Auf einem Festakt würdigte Kanzleramtsminister Altmaier ihn als großen Staatsmann der Geschichte. In der „Süddeutschen Zeitung“ erklärte der Chef der Konrad-Adenauer-Stiftung, Hans-Gert Pöttering, am 19. April in einem Interview: Die Politik Adenauers stehe „für Freiheit, für die Wiedervereinigung Deutschlands und Europas in Freiheit. Für die Versöhnung zwischen den europäischen Völkern und für die Überwindung des Nationalismus. Das ist alles hochaktuell. Gerade weil uns seine Person etwas über die Zukunft lehren kann, ist es wichtig, dass wir uns an ihn erinnern.“

Ein großer Staatsmann der Geschichte, der uns etwas für die Zukunft lehren kann?

Oberbürgermeister, Politiker …

Konrad Adenauer studierte Rechts- und Staatswissenschaft. 1906 trat er der katholischen Zentrumspartei bei und war bis 1933 Mitglied des Reichsvorstands. Mit seiner ersten Heirat bekam er Zugang zu den Reichen und Mächtigen in Köln.

Am 7. März 1906 wurde er zum Beigeordneten der Stadt Köln gewählt, 1909 erster Stellvertreter des Oberbürgermeister und 1917 der damals jüngste Oberbürgermeister einer deutschen Großstadt. Oberbürgermeister blieb er bis 1933.

In den zwanziger Jahren gehörte Adenauer den Aufsichtsräten der Deutschen Bank (bis 1931), der Deutschen Lufthansa, des Rheinisch-Westfälischen Elektrizitätswerkes, der Rhein AG für Braunkohlebergbau und Brikettfabriken und weiterer zwölf Unternehmen sowie dem Reichswirtschaftsrat an. 1928, als er sein Vermögen verspekuliert hatte, rettete ihn der Vorstandsvorsitzenden der Glanzstoff AG, Fritz Blüthgen, mit zwei Aktienpaketen aus einem „Schwarzen Fonds“. Zum öffentlichen Skandal kam es nicht. Die Deutsche Bank half mit einer Erklärung …

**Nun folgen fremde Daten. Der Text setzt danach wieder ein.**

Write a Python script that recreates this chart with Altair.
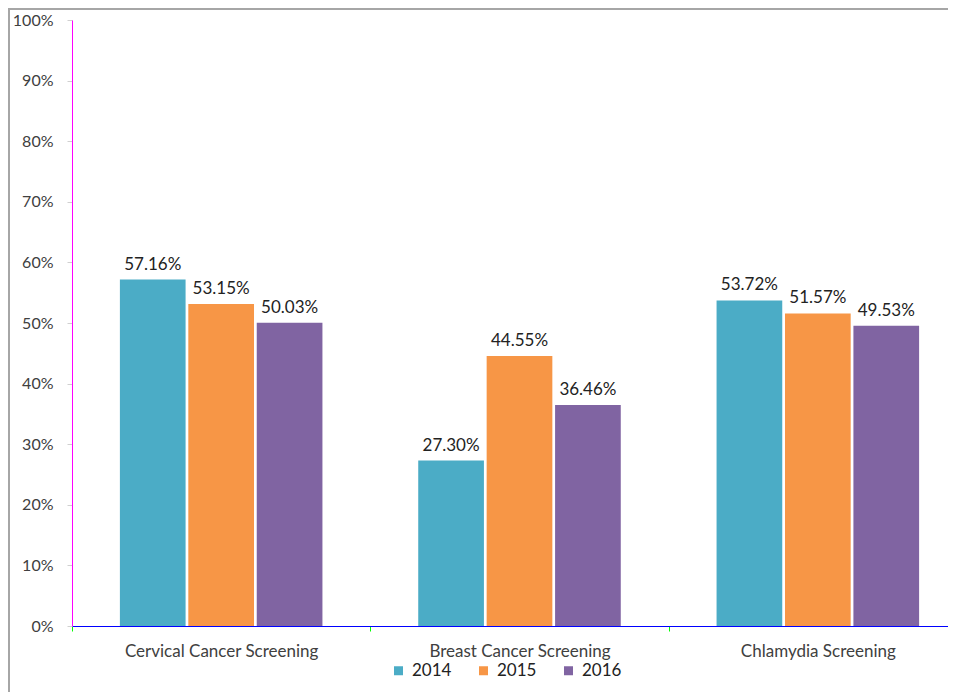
import altair as alt
import pandas as pd

measures = ["Cervical Cancer Screening", "Breast Cancer Screening", "Chlamydia Screening"]
years = ["2014", "2015", "2016"]
rate_2014 = [0.5716, 0.2730, 0.5372]
rate_2015 = [0.5315, 0.4455, 0.5157]
rate_2016 = [0.5003, 0.3646, 0.4953]
colors = ["#4BACC6", "#F79646", "#8064A2"]
y_ticks = [0.0, 0.1, 0.2, 0.3, 0.4, 0.5, 0.6, 0.7, 0.8, 0.9, 1.0]

rows = []
for yr, vals in zip(years, [rate_2014, rate_2015, rate_2016]):
    for m, v in zip(measures, vals):
        rows.append({"Measure": m, "Year": yr, "Rate": v})
df = pd.DataFrame(rows)

W, H = 876, 606
FONT = "Lato"
TXT = "#404040"

x_enc = alt.X(
    "Measure:N", sort=measures, title=None,
    scale=alt.Scale(range=[0, 895], paddingInner=0, paddingOuter=0),
    axis=alt.Axis(labelAngle=0, tickBand="extent", tickSize=5, labelPadding=12,
                  labelLimit=0, domainColor="#0000ff", tickColor="#00ff00",
                  labelColor=TXT, labelFont=FONT, labelFontSize=17, grid=False),
)
y_enc = alt.Y(
    "Rate:Q", title=None,
    scale=alt.Scale(domain=[0, 1], nice=False),
    axis=alt.Axis(values=y_ticks, format=".0%", tickSize=5, labelPadding=14,
                  domainColor="#ff00ff", tickColor="#d0d0d0", labelColor=TXT,
                  labelFont=FONT, labelFontSize=16, grid=False),
)
xoff = alt.XOffset("Year:N", sort=years,
                   scale=alt.Scale(paddingInner=0.04, paddingOuter=0.7))

bars = alt.Chart(df).mark_bar().encode(
    x=x_enc, y=y_enc, xOffset=xoff,
    color=alt.Color("Year:N", sort=years,
                    scale=alt.Scale(domain=years, range=colors),
                    legend=alt.Legend(title=None, orient="none", direction="horizontal",
                                      legendX=318, legendY=642, symbolType="square",
                                      symbolSize=81, symbolStrokeWidth=0,
                                      labelFont=FONT, labelFontSize=17, labelColor="#222222",
                                      labelOffset=5, columnPadding=23)),
)

labels = alt.Chart(df).mark_text(baseline="alphabetic", dy=-10, font=FONT,
                                 fontSize=17, color="#222222").encode(
    x=alt.X("Measure:N", sort=measures), y="Rate:Q", xOffset=alt.XOffset("Year:N", sort=years),
    text=alt.Text("Rate:Q", format=".2%"),
)

border_df = pd.DataFrame({"k": [0]})
top_border = alt.Chart(border_df).mark_rect(color="#a6a6a6").encode(
    x=alt.value(-64), x2=alt.value(W + 10), y=alt.value(-12), y2=alt.value(-10))
left_border = alt.Chart(border_df).mark_rect(color="#a6a6a6").encode(
    x=alt.value(-64), x2=alt.value(-62), y=alt.value(-12), y2=alt.value(H + 70))

chart = alt.layer(bars, labels, top_border, left_border).properties(
    width=W, height=H,
    autosize=alt.AutoSizeParams(type="none"),
    padding={"left": 64, "top": 12, "right": 0, "bottom": 66},
).configure_view(strokeWidth=0, stroke="transparent")

chart.save("out.html", embed_options={"renderer": "svg", "actions": False})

Von 1920 bis 1933 war Adenauer mit Unterstützung von Zentrum, SPD und Deutscher Demokratischer Partei (DDP) Präsident des preußischen Staatsrats. Außerdem war er von 1931 bis 1933 Vizepräsident der Deutschen Kolonialgesellschaft.

1931 kam es angeblich zur einer Auseinandersetzung mit der NSDAP, als die Faschisten in einer nächtlichen Aktion die Rheinbrücken in Köln mit Hakenkreuzfahnen beflaggten. Nach seiner späteren eigenen Darstellung ließ Adenauer die Fahnen unverzüglich wieder entfernen. In Wirklichkeit hatte er mit der NSDAP-Kreisleitung jedoch eine Absprache getroffen, deren Fahne von der stadteigenen Brücke abzunehmen und vor der auch der Stadt gehörenden Messehalle wieder aufzuziehen. Dort sollte Hitler sprechen. (Vgl. Rudolf Jungnickel, Kabale am Rhein, 1994, S. 275)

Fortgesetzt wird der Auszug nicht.